__Work to do__: Starting at the line that contains "Clone this chart in Bokeh." and stopping at the line that contains "return (px - LEFT_PX) / PX_PER_S", repeat every line exactly, the two end lines included, and nothing else.

+++ Supplied records +++

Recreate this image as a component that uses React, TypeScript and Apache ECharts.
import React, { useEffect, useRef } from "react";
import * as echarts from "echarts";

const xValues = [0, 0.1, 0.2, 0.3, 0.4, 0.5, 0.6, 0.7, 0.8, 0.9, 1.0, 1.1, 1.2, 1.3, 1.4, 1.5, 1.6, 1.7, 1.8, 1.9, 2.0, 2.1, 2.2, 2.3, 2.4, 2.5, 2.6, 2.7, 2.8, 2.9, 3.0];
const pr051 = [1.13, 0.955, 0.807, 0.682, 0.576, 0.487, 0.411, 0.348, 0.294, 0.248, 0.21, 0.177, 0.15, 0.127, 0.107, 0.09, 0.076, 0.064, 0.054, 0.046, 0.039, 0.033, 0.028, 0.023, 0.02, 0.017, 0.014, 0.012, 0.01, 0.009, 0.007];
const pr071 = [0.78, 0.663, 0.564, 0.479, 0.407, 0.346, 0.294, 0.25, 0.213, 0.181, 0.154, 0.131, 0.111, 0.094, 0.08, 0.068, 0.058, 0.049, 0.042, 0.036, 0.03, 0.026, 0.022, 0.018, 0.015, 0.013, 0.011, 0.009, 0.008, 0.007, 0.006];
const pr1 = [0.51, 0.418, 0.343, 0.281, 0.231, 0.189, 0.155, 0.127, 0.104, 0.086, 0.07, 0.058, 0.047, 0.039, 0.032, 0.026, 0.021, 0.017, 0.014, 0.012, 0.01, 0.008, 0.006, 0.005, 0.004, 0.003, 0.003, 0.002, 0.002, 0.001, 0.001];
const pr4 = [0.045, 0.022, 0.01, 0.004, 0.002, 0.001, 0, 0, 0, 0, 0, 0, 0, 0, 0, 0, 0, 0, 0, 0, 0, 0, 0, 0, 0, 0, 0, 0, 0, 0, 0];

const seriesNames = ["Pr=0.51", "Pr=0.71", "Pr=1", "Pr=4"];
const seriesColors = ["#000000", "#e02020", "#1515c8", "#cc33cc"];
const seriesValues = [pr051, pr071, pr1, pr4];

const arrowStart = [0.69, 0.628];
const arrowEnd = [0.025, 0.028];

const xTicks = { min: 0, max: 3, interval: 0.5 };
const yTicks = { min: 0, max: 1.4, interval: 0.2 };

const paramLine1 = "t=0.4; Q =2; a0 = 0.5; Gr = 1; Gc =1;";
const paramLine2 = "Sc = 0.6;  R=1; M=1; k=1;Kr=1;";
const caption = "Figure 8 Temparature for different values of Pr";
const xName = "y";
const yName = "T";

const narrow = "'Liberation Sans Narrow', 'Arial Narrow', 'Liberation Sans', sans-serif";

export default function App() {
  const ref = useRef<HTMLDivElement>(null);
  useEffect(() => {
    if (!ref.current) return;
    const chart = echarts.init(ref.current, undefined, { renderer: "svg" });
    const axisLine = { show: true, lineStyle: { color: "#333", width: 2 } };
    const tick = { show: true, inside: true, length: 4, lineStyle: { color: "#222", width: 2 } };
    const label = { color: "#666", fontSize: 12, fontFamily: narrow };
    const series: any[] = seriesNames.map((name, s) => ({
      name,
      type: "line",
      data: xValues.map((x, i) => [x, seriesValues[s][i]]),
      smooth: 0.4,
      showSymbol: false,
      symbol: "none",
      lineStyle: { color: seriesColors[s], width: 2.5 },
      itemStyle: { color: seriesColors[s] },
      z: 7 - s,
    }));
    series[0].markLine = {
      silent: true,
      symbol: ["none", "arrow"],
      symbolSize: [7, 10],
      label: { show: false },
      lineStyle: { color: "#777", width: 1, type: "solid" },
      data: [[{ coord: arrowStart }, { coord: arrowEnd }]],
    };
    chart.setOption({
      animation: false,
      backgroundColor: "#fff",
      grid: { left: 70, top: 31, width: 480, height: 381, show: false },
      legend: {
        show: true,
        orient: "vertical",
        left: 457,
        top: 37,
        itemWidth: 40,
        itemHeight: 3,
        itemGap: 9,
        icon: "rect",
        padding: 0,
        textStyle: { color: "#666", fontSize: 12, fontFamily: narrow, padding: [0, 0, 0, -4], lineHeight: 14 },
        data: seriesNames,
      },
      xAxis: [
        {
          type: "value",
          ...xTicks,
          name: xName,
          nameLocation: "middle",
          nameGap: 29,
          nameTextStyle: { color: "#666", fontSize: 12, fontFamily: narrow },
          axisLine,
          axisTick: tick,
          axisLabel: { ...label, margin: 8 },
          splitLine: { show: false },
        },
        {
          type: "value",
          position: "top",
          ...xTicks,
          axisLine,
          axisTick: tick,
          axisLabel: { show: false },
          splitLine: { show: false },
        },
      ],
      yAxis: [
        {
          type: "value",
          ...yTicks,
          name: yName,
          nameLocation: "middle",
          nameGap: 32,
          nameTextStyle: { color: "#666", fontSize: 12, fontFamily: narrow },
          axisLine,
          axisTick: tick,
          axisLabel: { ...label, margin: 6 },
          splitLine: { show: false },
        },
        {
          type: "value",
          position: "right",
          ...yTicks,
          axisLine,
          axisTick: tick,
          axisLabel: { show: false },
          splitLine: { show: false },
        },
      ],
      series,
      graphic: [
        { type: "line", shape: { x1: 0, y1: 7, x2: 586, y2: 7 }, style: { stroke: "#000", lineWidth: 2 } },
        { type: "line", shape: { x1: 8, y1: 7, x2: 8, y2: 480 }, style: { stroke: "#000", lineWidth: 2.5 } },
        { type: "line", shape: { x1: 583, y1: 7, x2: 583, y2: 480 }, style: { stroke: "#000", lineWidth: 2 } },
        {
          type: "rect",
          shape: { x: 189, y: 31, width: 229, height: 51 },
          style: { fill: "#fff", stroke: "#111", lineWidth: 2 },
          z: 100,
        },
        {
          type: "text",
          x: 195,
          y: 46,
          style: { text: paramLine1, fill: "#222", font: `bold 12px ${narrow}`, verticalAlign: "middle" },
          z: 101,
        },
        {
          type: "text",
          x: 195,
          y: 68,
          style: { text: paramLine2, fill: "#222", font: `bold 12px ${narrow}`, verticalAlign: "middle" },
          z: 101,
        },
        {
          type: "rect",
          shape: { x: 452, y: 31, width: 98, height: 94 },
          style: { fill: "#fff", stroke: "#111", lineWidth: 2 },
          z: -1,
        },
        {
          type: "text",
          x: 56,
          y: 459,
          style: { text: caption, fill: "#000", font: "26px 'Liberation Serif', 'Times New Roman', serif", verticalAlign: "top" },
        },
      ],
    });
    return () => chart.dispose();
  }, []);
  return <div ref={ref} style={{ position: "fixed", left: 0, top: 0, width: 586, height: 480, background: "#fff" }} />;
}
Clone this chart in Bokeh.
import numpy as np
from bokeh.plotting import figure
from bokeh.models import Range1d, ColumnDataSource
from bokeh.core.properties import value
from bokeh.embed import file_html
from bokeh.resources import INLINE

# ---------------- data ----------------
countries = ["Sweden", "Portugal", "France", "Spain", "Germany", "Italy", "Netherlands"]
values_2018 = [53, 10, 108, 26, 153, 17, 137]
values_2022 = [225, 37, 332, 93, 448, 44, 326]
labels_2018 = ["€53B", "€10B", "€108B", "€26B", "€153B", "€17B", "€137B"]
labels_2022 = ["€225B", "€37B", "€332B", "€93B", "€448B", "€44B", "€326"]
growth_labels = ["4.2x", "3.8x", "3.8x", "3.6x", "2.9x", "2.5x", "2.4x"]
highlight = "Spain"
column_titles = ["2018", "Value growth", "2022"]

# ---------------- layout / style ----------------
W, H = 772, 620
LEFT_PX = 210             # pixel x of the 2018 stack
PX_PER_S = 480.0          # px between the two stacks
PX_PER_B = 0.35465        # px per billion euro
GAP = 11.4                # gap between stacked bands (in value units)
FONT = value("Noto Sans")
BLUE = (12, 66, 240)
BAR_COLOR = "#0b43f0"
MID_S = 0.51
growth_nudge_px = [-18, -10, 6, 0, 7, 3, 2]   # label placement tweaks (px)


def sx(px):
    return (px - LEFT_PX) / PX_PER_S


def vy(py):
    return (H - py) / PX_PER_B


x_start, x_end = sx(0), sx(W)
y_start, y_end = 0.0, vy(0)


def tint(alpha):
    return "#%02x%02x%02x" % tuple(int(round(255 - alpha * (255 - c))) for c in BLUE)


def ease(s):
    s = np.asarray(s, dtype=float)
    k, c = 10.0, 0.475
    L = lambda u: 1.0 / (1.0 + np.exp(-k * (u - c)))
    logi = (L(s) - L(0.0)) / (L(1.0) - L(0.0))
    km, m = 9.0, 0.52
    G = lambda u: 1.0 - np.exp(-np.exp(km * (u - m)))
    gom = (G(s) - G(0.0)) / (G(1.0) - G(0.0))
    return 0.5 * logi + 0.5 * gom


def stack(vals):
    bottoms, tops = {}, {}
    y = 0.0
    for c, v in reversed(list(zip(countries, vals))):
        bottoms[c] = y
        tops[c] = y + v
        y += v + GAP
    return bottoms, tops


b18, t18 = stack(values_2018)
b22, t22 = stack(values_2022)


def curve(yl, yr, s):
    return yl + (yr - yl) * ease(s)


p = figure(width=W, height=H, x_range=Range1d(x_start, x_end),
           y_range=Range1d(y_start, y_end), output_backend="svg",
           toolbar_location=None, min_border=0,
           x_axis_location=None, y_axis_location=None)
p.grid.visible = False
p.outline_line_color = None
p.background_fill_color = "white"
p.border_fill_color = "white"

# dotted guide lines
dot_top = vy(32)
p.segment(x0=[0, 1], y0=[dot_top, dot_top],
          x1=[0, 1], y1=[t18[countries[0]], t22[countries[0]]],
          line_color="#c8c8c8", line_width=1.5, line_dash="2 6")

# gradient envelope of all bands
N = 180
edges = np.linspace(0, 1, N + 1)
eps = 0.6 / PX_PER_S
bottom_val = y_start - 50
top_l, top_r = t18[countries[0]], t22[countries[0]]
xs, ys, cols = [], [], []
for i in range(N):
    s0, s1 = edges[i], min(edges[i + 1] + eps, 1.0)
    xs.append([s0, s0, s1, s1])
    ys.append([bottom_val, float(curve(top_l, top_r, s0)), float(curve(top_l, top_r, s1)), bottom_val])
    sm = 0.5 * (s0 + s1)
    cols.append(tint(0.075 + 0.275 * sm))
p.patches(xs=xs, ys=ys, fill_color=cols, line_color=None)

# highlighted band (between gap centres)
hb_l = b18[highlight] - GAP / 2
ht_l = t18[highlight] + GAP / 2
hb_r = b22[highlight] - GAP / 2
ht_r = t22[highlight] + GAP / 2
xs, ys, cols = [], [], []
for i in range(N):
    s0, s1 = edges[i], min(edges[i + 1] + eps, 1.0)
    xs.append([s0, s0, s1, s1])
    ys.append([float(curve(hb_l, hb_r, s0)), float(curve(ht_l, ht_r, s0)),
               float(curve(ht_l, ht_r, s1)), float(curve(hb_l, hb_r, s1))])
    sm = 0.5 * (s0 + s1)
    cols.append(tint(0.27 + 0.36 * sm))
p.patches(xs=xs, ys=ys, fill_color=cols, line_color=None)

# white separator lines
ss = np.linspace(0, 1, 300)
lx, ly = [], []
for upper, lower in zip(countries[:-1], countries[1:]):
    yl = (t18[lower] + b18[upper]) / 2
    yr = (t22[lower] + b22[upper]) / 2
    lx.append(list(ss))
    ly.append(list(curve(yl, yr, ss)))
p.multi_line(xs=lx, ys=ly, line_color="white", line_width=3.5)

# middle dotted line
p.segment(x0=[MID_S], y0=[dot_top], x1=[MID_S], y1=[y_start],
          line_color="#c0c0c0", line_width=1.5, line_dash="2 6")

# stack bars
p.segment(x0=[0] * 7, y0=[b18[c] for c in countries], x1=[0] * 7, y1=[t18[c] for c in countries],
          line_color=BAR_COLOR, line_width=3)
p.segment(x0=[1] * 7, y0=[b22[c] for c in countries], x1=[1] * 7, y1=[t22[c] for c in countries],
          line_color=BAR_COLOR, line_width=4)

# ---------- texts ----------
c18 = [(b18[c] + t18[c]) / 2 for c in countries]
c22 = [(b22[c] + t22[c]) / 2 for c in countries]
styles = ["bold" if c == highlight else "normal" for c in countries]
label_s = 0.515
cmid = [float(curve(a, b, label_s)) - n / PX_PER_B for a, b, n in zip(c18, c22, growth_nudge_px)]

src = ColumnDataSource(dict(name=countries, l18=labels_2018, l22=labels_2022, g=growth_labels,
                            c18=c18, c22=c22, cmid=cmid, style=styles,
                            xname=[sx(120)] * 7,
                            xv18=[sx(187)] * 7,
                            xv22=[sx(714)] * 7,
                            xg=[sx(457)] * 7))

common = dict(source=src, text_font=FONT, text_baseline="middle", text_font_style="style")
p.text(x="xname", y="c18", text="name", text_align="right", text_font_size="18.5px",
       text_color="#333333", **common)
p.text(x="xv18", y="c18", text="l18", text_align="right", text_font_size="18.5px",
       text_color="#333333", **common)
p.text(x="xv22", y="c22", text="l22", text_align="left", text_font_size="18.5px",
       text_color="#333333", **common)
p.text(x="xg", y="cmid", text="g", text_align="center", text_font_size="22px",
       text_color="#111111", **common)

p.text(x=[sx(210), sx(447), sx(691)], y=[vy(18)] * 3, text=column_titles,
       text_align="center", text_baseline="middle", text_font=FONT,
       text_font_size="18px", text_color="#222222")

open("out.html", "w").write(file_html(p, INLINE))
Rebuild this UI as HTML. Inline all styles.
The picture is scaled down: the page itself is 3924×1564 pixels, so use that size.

+++

__Output of the exercise__:
Clone this chart in Bokeh.
import numpy as np
from bokeh.plotting import figure
from bokeh.models import Range1d, ColumnDataSource
from bokeh.core.properties import value
from bokeh.embed import file_html
from bokeh.resources import INLINE

# ---------------- data ----------------
countries = ["Sweden", "Portugal", "France", "Spain", "Germany", "Italy", "Netherlands"]
values_2018 = [53, 10, 108, 26, 153, 17, 137]
values_2022 = [225, 37, 332, 93, 448, 44, 326]
labels_2018 = ["€53B", "€10B", "€108B", "€26B", "€153B", "€17B", "€137B"]
labels_2022 = ["€225B", "€37B", "€332B", "€93B", "€448B", "€44B", "€326"]
growth_labels = ["4.2x", "3.8x", "3.8x", "3.6x", "2.9x", "2.5x", "2.4x"]
highlight = "Spain"
column_titles = ["2018", "Value growth", "2022"]

# ---------------- layout / style ----------------
W, H = 772, 620
LEFT_PX = 210             # pixel x of the 2018 stack
PX_PER_S = 480.0          # px between the two stacks
PX_PER_B = 0.35465        # px per billion euro
GAP = 11.4                # gap between stacked bands (in value units)
FONT = value("Noto Sans")
BLUE = (12, 66, 240)
BAR_COLOR = "#0b43f0"
MID_S = 0.51
growth_nudge_px = [-18, -10, 6, 0, 7, 3, 2]   # label placement tweaks (px)


def sx(px):
    return (px - LEFT_PX) / PX_PER_S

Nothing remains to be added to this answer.